#### [TASK TO COMPLETE]
From the listing below, extract each line containing the string "React".

#### [SUPPLIED INFORMATION]
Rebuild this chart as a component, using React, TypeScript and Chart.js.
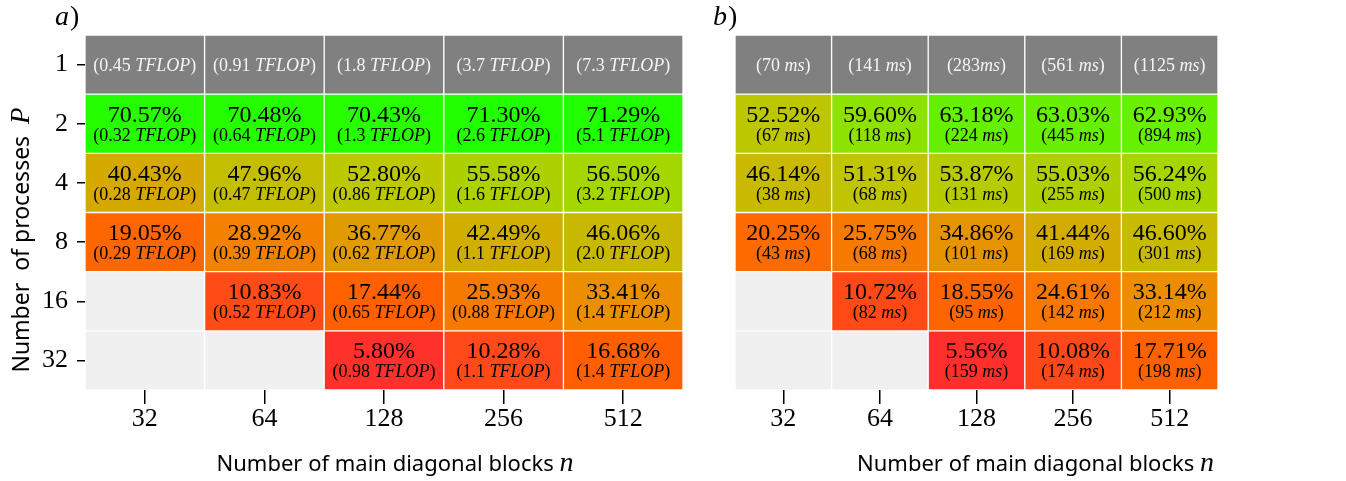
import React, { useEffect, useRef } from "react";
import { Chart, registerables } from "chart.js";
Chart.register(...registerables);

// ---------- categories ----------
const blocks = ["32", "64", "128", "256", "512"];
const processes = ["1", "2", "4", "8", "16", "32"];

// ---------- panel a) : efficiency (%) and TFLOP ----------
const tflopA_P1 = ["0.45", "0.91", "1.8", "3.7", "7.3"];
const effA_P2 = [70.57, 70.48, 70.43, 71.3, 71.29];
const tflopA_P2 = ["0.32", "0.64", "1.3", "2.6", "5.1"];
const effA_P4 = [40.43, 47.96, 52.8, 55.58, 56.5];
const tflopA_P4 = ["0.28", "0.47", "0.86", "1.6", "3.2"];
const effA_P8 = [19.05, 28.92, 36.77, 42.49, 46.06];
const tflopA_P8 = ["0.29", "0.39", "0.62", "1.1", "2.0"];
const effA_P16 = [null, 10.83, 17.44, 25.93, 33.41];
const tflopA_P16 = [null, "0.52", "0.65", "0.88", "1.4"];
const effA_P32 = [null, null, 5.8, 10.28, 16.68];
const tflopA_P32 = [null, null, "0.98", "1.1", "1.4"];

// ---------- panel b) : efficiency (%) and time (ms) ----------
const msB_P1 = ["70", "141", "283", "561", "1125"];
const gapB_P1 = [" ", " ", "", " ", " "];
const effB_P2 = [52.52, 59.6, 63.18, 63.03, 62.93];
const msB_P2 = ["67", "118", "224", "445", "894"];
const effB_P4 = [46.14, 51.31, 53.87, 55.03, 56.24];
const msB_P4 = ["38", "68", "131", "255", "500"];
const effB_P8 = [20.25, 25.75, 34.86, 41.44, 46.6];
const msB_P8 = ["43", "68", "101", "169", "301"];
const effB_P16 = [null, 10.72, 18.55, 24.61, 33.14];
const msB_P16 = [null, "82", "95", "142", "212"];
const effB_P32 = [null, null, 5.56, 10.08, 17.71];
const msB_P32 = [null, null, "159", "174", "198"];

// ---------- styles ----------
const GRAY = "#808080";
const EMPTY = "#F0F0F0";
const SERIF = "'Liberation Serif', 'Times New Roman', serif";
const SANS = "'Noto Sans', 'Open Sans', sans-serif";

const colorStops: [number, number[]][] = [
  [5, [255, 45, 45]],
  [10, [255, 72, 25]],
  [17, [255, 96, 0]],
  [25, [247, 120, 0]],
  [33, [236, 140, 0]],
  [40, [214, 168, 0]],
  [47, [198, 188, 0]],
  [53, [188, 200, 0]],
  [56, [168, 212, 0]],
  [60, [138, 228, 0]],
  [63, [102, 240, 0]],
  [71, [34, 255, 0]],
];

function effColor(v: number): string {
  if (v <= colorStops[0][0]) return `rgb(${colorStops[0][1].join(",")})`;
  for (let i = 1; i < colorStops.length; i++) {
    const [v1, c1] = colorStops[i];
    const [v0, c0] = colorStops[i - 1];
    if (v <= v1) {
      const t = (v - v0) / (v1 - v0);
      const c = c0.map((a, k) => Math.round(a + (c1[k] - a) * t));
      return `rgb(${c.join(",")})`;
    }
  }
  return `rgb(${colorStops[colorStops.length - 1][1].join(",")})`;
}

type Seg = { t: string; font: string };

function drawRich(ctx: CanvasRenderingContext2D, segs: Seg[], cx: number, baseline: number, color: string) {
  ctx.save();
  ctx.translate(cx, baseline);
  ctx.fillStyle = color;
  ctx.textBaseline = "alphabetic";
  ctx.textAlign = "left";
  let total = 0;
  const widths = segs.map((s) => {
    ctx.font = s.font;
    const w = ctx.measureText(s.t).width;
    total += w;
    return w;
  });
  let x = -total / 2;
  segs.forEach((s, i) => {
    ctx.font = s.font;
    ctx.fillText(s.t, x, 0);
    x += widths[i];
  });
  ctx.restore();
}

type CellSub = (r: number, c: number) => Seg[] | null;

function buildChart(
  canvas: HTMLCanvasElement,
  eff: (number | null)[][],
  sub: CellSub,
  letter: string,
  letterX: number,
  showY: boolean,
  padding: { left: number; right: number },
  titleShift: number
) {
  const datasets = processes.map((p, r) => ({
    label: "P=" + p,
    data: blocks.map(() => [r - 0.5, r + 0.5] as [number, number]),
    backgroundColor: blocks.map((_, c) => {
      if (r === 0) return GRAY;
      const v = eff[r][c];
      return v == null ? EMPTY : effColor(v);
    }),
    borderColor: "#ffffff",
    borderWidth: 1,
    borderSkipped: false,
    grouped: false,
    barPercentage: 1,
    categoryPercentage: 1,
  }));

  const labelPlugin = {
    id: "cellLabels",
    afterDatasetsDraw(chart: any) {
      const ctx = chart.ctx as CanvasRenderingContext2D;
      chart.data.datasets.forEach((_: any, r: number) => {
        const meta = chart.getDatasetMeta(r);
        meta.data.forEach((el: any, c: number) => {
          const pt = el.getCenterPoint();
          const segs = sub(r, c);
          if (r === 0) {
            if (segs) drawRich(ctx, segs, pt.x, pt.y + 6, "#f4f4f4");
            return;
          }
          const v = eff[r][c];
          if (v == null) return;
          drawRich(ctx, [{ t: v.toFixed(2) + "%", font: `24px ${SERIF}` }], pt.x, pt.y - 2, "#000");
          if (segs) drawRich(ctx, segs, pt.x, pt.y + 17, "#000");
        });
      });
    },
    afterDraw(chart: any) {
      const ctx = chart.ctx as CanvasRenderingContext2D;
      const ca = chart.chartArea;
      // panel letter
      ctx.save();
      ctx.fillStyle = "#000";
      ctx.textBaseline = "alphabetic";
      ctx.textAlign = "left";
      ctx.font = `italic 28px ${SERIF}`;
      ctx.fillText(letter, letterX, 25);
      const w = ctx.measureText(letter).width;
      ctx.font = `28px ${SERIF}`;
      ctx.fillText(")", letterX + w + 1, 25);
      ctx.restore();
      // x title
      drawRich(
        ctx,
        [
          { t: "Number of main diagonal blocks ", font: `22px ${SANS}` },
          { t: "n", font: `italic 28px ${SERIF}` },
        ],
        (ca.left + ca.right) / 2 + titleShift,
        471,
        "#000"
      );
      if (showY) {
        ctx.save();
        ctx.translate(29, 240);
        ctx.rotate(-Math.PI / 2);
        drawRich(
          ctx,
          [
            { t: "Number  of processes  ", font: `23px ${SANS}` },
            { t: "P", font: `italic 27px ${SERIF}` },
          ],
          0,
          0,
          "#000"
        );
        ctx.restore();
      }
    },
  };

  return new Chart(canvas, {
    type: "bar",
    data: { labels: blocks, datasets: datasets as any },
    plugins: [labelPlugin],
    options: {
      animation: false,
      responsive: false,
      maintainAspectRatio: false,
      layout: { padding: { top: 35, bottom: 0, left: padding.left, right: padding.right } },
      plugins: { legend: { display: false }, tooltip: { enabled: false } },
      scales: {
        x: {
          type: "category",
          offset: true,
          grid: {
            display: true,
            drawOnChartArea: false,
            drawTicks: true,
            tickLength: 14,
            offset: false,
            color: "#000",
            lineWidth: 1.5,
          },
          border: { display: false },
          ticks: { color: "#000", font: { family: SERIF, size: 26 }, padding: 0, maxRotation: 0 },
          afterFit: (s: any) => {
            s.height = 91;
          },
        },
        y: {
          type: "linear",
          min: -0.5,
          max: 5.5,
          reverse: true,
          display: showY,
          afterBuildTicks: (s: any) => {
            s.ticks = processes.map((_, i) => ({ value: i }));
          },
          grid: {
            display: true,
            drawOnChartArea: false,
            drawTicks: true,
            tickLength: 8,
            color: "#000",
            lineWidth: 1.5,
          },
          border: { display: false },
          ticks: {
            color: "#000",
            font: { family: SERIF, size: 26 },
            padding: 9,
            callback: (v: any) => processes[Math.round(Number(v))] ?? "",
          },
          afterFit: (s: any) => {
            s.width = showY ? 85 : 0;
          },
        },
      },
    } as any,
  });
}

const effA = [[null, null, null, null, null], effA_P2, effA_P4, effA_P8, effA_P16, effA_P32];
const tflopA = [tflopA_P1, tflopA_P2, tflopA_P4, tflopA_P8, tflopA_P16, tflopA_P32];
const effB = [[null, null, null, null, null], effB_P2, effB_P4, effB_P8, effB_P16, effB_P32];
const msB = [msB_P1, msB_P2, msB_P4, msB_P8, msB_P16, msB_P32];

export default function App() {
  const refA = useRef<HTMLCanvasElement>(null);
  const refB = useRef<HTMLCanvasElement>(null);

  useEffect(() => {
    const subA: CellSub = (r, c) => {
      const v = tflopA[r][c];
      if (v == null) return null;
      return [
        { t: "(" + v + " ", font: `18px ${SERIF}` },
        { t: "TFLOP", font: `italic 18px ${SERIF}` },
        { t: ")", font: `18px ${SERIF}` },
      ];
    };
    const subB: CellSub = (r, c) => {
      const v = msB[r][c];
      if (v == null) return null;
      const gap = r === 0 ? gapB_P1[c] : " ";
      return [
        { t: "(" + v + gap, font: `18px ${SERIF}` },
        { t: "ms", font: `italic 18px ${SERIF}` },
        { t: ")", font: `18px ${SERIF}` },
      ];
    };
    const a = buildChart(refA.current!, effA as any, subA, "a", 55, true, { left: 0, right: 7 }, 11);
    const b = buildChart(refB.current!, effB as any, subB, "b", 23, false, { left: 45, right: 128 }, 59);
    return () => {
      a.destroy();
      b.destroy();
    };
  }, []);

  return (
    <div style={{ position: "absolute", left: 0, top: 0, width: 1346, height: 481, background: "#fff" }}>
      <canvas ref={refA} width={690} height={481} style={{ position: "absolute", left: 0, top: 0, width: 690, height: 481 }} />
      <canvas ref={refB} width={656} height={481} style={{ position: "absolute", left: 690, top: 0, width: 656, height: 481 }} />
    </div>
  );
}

#### [OUTPUT BELOW]
Rebuild this chart as a component, using React, TypeScript and Chart.js.
import React, { useEffect, useRef } from "react";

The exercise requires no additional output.